Attualmente sono ospitati presso la Caritas di Crema 22 richiedenti asilo, tutti uomini tra i 16 (due sono infatti minorenni) ed i 30 anni; tale ospitalità è regolata da un accordo ufficiale, una convenzione, stipulata con la Prefettura di Cremona che a sua volta riceve indicazioni sul numero di persone da collocare da Stato e Regione Lombardia. Tale convenzione prevede un impegno giornaliero da parte dello stato di 35 euro per ogni profugo; il contributo viene erogato agli enti che accolgono i richiedenti asilo e agli stessi è richiesto di provvedere ai fabbisogni primari (vitto, alloggio, vestiario, prodotti per l’igiene…) ed ai cosidetti servizi integrativi (orientamento psicologico, sanitario, legale, scuola di italiano, accompagnamento presso presidi ospedalieri o tribunali).


I pocket money

Una parte del contributo (pocket money di 2,50 euro al giorno) deve essere utilizzata per garantire ad ogni richiedente asilo la possibilità di acquistare alcuni specifici beni personali tra i quali schede telefoniche, giornali, snake, sigarette, biglietti autobus: gli enti non possono dare denaro contante direttamente ai profughi, per tale ragione stipulano accordi con tabaccherie che attraverso schede personalizzate permettono di usufruire del pocket money secondo le modalità previste.

 

La burocrazia

I tempi di permanenza presso le strutture sono strettamente legati alla richiesta di asilo politico: le commissioni territoriali chiamate ad ascoltare i richiedenti e poi decidere hanno tempi molto lunghi (chi è giunto in agosto, per esempio, verrà ascoltato solo ad ottobre 2015) ed i successivi ricorsi ai possibili dinieghi allungano ulteriormente la tempistica.
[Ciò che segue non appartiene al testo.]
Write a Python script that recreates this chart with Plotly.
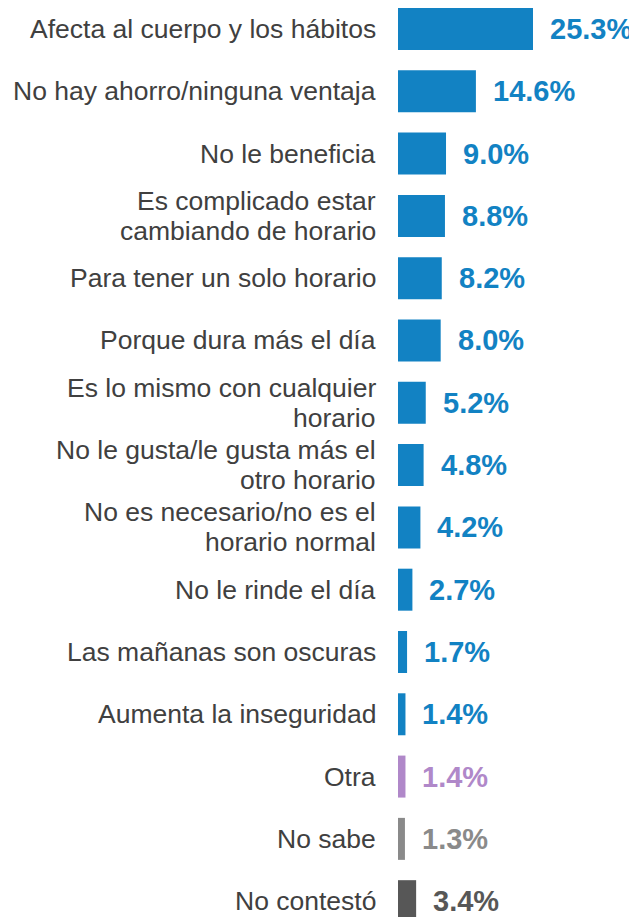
import plotly.graph_objects as go

categorias = [
    "Afecta al cuerpo y los hábitos",
    "No hay ahorro/ninguna ventaja",
    "No le beneficia",
    "Es complicado estar<br>cambiando de horario",
    "Para tener un solo horario",
    "Porque dura más el día",
    "Es lo mismo con cualquier<br>horario",
    "No le gusta/le gusta más el<br>otro horario",
    "No es necesario/no es el<br>horario normal",
    "No le rinde el día",
    "Las mañanas son oscuras",
    "Aumenta la inseguridad",
    "Otra",
    "No sabe",
    "No contestó",
]
valores = [25.3, 14.6, 9.0, 8.8, 8.2, 8.0, 5.2, 4.8, 4.2, 2.7, 1.7, 1.4, 1.4, 1.3, 3.4]

azul = "#1282c3"
colores = [azul] * 12 + ["#b088c9", "#8a8a8a", "#575757"]
fuente = "Liberation Sans, Arial"

fig = go.Figure()
fig.add_trace(go.Bar(
    x=valores, y=categorias, orientation="h",
    marker=dict(color=colores, line=dict(width=0)),
    width=0.674, hoverinfo="skip",
))

for cat, v, c in zip(categorias, valores, colores):
    # porcentaje a la derecha de la barra
    fig.add_annotation(
        x=v, y=cat, text="<b>%.1f%%</b>" % v, showarrow=False,
        xanchor="left", yanchor="middle", xshift=15,
        font=dict(family=fuente, size=29, color=c),
    )
    # etiqueta a la izquierda, una anotacion por linea (interlineado mas cerrado)
    lineas = cat.split("<br>")
    n = len(lineas)
    for k, linea in enumerate(lineas):
        fig.add_annotation(
            x=0, y=cat, text=linea, showarrow=False,
            xanchor="right", yanchor="middle", xshift=-20,
            yshift=((n - 1) / 2 - k) * 30,
            font=dict(family=fuente, size=26.5, color="#404040"),
        )

fig.update_layout(
    width=629, height=909,
    margin=dict(l=390, r=0, t=0, b=0),
    paper_bgcolor="white", plot_bgcolor="white",
    showlegend=False,
    font=dict(family=fuente, size=26, color="#404040"),
    xaxis=dict(range=[0, 44.79], visible=False, fixedrange=True),
    yaxis=dict(
        type="category", range=[14.254, -0.337],
        showgrid=False, zeroline=False, showline=False, ticks="",
        showticklabels=False, fixedrange=True,
    ),
)

fig.write_html("out.html")
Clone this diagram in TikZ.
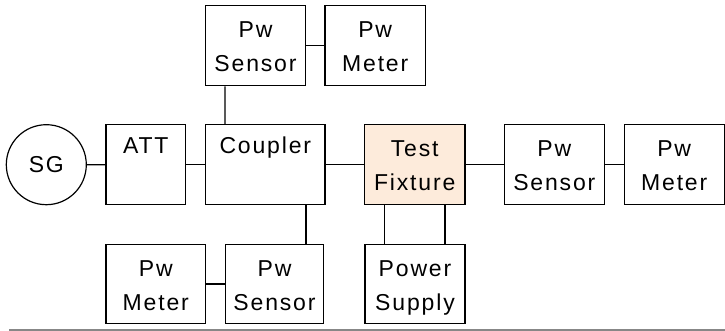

Nel 2011 la prima ondata di profughi ha ottenuto un permesso per motivi umanitari dopo oltre due anni; ottenuto il permesso è automaticamente cessata la convenzione con la prefettura ma la Caritas ha scelto, seppur privata di un sostegno economico, di accompagnare queste persone per ancora un anno evitando loro il rischio di trovarsi senza niente e per strada, seppur con un regolare permesso. Diversi indizi lasciano supporre che anche in questa occasione le cose possano andare in questa direzione.


Il dovere di accoglienza

Viviamo tempi difficili, conosciamo la fatica a cui vanno incontro molte famiglie di residenti del nostro territorio, le incontriamo quotidianamente e proprio per questo pensiamo sia assurdo correre il rischio di alimentare assurde guerre tra poveri: riteniamo come Chiesa di avere un dovere di accoglienza nei confronti di questi fratelli spesso disperati, in fuga da guerre e conflitti, povertà, disposti a rischiare la vita attraversando il mare su imbarcazioni di fortuna, investendo denaro per il viaggio.

 

Confronto civile

Crediamo sia fondamentale in questa fase offrire informazioni precise a chi non sa cosa sta avvenendo, favorire momenti di confronto civile ma anche di incontro con le persone che stiamo ospitando, ascoltare le storie di chi è costretto a lasciare tutto per disperazione o in cerca di un futuro migliore. A partire dalla nostra Diocesi ma anche aprendoci al mondo della scuola abbiamo già avuto occasione di incontrare alcune comunità per riflettere su questo tema.


Aprirsi all’altro

In questa sfida difficilissima e a volte impopolare ci sentiamo spinti dalle parole di Papa Francesco, dalla visione di una “Chiesa senza frontiere”, dalla possibilità di creare ponti, costruire legami, aprirsi all’altro senza temere di perdere qualcosa ma anzi con la gioia di sperimentare la carità e offrirsi a chi è straniero, diverso ma in fondo uguale a noi.